Task objective:
Find every line below that contains the word "matplotlib" and copy it out.

* start Recorded data *

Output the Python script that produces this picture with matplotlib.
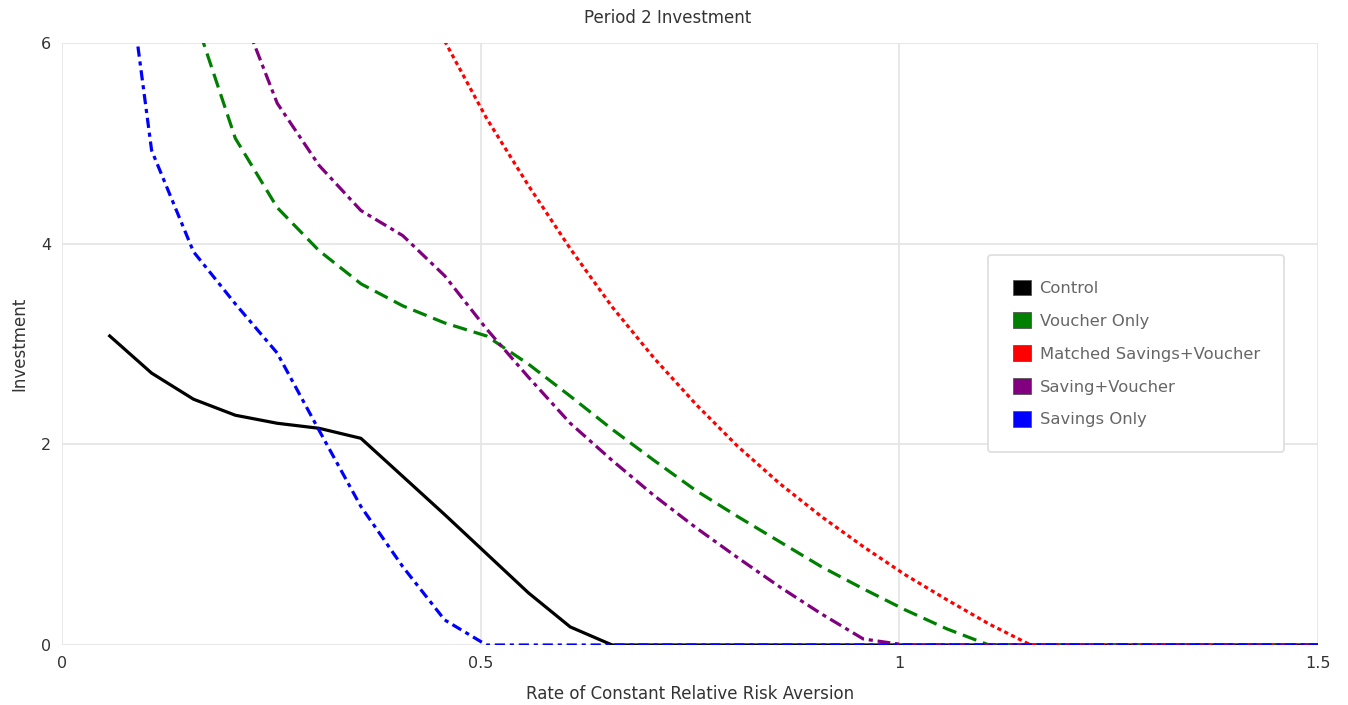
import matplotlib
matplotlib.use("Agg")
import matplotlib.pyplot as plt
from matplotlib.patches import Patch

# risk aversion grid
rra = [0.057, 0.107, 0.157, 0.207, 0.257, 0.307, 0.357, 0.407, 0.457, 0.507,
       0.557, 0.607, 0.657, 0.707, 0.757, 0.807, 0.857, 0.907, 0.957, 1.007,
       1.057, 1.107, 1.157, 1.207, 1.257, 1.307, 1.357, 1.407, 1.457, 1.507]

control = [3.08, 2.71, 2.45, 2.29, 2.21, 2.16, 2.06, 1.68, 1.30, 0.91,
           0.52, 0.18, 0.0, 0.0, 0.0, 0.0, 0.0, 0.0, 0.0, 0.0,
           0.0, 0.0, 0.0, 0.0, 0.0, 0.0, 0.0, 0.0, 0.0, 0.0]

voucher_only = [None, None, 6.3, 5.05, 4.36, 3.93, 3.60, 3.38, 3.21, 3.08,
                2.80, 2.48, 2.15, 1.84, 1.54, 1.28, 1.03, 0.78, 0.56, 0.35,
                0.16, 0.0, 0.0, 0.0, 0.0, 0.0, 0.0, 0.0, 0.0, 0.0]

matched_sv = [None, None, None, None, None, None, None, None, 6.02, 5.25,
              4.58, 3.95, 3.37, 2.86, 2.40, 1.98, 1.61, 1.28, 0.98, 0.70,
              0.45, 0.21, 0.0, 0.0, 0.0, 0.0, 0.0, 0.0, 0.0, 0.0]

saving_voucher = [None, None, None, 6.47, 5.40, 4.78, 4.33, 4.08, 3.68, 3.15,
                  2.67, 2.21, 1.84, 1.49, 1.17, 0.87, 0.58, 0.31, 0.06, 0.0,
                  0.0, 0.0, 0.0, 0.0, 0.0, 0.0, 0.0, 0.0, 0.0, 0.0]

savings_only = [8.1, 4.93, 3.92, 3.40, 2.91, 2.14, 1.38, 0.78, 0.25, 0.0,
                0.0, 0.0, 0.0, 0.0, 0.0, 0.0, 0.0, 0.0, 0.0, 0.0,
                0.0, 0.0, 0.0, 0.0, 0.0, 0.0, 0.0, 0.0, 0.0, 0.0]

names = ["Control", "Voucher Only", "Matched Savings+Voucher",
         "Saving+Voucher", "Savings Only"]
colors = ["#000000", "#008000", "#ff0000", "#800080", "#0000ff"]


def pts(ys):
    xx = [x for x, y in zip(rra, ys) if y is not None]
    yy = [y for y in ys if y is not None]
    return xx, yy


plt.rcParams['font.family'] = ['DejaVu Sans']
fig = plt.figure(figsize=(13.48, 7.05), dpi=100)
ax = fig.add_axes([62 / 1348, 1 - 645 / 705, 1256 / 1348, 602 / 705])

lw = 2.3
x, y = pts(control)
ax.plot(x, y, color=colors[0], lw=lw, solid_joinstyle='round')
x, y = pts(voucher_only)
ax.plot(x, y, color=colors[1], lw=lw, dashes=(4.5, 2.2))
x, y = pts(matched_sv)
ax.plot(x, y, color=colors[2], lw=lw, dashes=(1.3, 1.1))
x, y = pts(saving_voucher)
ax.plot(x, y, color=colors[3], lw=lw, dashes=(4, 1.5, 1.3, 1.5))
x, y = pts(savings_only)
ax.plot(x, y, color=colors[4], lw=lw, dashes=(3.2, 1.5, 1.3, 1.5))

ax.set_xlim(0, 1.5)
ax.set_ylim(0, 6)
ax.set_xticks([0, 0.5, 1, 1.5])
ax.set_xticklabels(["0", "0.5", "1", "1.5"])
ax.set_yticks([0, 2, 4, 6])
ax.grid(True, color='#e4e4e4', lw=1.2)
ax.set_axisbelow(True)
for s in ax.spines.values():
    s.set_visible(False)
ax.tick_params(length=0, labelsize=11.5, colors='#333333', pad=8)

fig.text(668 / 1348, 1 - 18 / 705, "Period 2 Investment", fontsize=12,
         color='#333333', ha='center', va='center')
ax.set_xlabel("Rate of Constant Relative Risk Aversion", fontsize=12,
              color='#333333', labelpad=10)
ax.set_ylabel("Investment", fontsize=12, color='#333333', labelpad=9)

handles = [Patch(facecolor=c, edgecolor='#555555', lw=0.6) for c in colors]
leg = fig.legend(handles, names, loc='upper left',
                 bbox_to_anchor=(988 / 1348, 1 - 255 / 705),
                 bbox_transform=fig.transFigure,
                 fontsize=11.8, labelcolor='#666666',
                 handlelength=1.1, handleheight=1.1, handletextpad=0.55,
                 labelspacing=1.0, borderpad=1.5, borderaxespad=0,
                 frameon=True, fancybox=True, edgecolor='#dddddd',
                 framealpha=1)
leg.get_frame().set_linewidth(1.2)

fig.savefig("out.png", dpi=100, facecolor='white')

* end Recorded data *

The answer:
Output the Python script that produces this picture with matplotlib.
import matplotlib
matplotlib.use("Agg")
import matplotlib.pyplot as plt
from matplotlib.patches import Patch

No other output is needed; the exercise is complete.